The U.S. approach comes at great costs as it leaves many innocent men and (mostly) women at bay, helpless in the face of such harassments. There are US scholars who propose legislation that would better protect individuals while minimizing its negative effects. Most of such proposals focus on due process and response time to users’ reports on harmful behaviour. 

Other countries reach different conclusions. In Brazil for example, the court of appeals of the state of Rio de Janeiro found Facebook to be negligent after leaving a plaintiff helpless in the face of harassments caused by an impersonating profile. Facebook had to compensate the plaintiff and pay 55,000 BRL. 

Representing these victims, the clinic argue that once notified of a fake profile, online dating sites have ‘duty of care’ to make reasonable efforts to detect, delete and prevent third parties from reactivate fake profiles in reasonable time. Acts and omissions that do not meet the appropriate duty of care, would be considered negligent behaviour under Israeli Law. 

Our experience show that legal arguments are not enough. By the time we received any response from a site, which was usually delayed, generic and unhelpful, our clients unfortunately chose not to proceed with the legal procedure. They feared social stigma and emotional difficulties, and some lacked the funds to seek such a legal endeavour. Similar thing happened with an Israeli dating site. 

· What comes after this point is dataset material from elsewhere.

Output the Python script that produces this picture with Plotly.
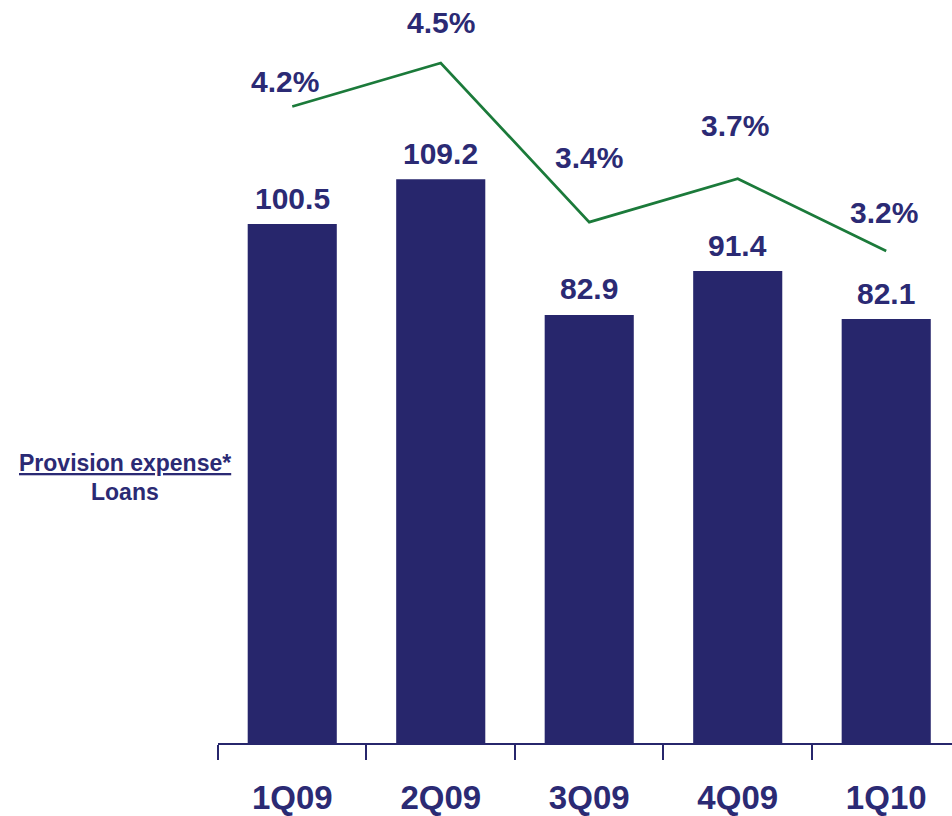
import plotly.graph_objects as go

# Quarterly provision expense and provision-to-loans ratio
quarters = ["1Q09", "2Q09", "3Q09", "4Q09", "1Q10"]
provision_expense = [100.5, 109.2, 82.9, 91.4, 82.1]
provision_ratio_pct = [4.2, 4.5, 3.4, 3.7, 3.2]

NAVY = "#27266C"
TEXT = "#2B2A74"
GREEN = "#1B7A3A"
FONT = "Liberation Sans, Arial, sans-serif"

fig = go.Figure()

fig.add_trace(go.Bar(
    x=quarters, y=provision_expense,
    marker=dict(color=NAVY, line=dict(width=0)),
    yaxis="y", showlegend=False, hoverinfo="skip",
))

fig.add_trace(go.Scatter(
    x=quarters, y=provision_ratio_pct,
    mode="lines", line=dict(color=GREEN, width=2.7),
    yaxis="y2", showlegend=False, hoverinfo="skip",
))

annotations = []

# value labels above each bar
for q, v in zip(quarters, provision_expense):
    annotations.append(dict(
        x=q, y=v, xref="x", yref="y", text=f"<b>{v:.1f}</b>",
        showarrow=False, yanchor="middle", yshift=26,
        font=dict(family=FONT, size=30, color=TEXT),
    ))

# ratio labels above the line, each lifted clear of the bar labels
pct_shift_y = [25, 41, 65, 53, 39]
pct_shift_x = [-7, 0, 0, -3, -2]
for q, v, dy, dx in zip(quarters, provision_ratio_pct, pct_shift_y, pct_shift_x):
    annotations.append(dict(
        x=q, y=v, xref="x", yref="y2", text=f"<b>{v:.1f}%</b>",
        showarrow=False, yanchor="middle", yshift=dy, xshift=dx,
        font=dict(family=FONT, size=30, color=TEXT),
    ))

# ratio legend written as a fraction
annotations.append(dict(
    x=125, y=816 - 463, xref="paper", yref="paper", text="<b>Provision expense*</b>",
    showarrow=False, xanchor="center", yanchor="middle",
    font=dict(family=FONT, size=23, color=TEXT, lineposition="under"),
))
annotations.append(dict(
    x=125, y=816 - 492, xref="paper", yref="paper", text="<b>Loans</b>",
    showarrow=False, xanchor="center", yanchor="middle",
    font=dict(family=FONT, size=23, color=TEXT),
))

fig.update_layout(
    width=952, height=816,
    margin=dict(l=218, r=0, t=0, b=73),
    paper_bgcolor="white", plot_bgcolor="white",
    bargap=0.4,
    xaxis=dict(
        type="category", range=[-0.5, 4.443],
        showline=True, linecolor=NAVY, linewidth=1.5,
        ticks="outside", tickson="boundaries", ticklen=15,
        tickcolor=NAVY, tickwidth=1.5,
        showgrid=False, zeroline=False,
        tickfont=dict(family=FONT, size=33, color=TEXT, weight="bold"),
        ticklabelstandoff=25,
    ),
    yaxis=dict(range=[0, 143.9], visible=False, showgrid=False, zeroline=False),
    yaxis2=dict(range=[-0.202, 4.936], overlaying="y", visible=False,
                showgrid=False, zeroline=False),
    annotations=annotations,
)

# annotations given in pixels above are converted to paper coordinates
for a in fig.layout.annotations:
    if a.xref == "paper":
        a.x = (a.x - 218) / (952 - 218)
        a.y = (a.y - 73) / (816 - 73)

fig.write_html("out.html")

Lately though, it seems as if public debate succeeded in making a difference. “Okcupid”, a major international dating site, has succeeded to detect and block harmful profiles of our latest client. In their response, they state that :

“In addition, OkCupid is taking preventative steps to try to reduce the possibility that further accounts are created with her information. Examples of these measures include permanently banning the email address used to set up the account, as well as proactive monitoring to ban accounts created with the same mobile ID or photos used on the reported (“XXX”) account. 

Furthermore, OkCupid recently began SMS verification, and will continue to monitor any accounts using the same IP address so that any account created by the same user can be banned.”

We hope such a response is a first example of dating sites reacting to public demands, and many are to follow. But, it is too soon to tell. 

Aside from that one reply, our experience demonstrates that the U.S current approach of No liability can be destructive to our society, as it leaves us exposed and helpless confronting such a behaviour. The main question remains - what should be considered as ‘appropriate measures’ to fulfil the dating sites duty of care? I believe the clinic experience offers some insights for that: 

First, the barriers preventing individuals from protecting their rights in the online dating environment are significant, as fear of social stigma and intimate reputation is at stake. We might overestimate the chilling effect such a liability regime would have on innovation. 

Second, unlike other intermediaries like social media, there is very limited exercise of freedom of speech if any on dating sites, as they are not used as a platform for public debate. The speech is directed to other users privately. This might justify a different balance from other intermediaries, when it comes to liability laws. 

However, users' privacy is still a concern when we contemplate enforcing detection or even monitoring mechanisms in such sites. Here we should turn to technical experts – what are the technical solutions that can preserve mostly privacy and at the same time offer remedies to victims? 

Third, liability laws can be of little help to victims due to the international scale of the behaviour. Criminal remedies to such offences should be given higher priority.  International legal arrangements should be made to facilitate criminal investigation in such cases, as any investigation usually involves at least another legal system. Legal arrangement facilitating civil law procedures should also be made, lowering the barriers preventing victims from protecting their rights.

 

** This post is based on a letter that was written with the help of the students in the Legal clinic on Human Rights in Cyberspace of the Hebrew University of Jerusalem, Coral Ben Avi, Anita Agronov, Roy Weitz, Shachar Avraham and Yarden Adas.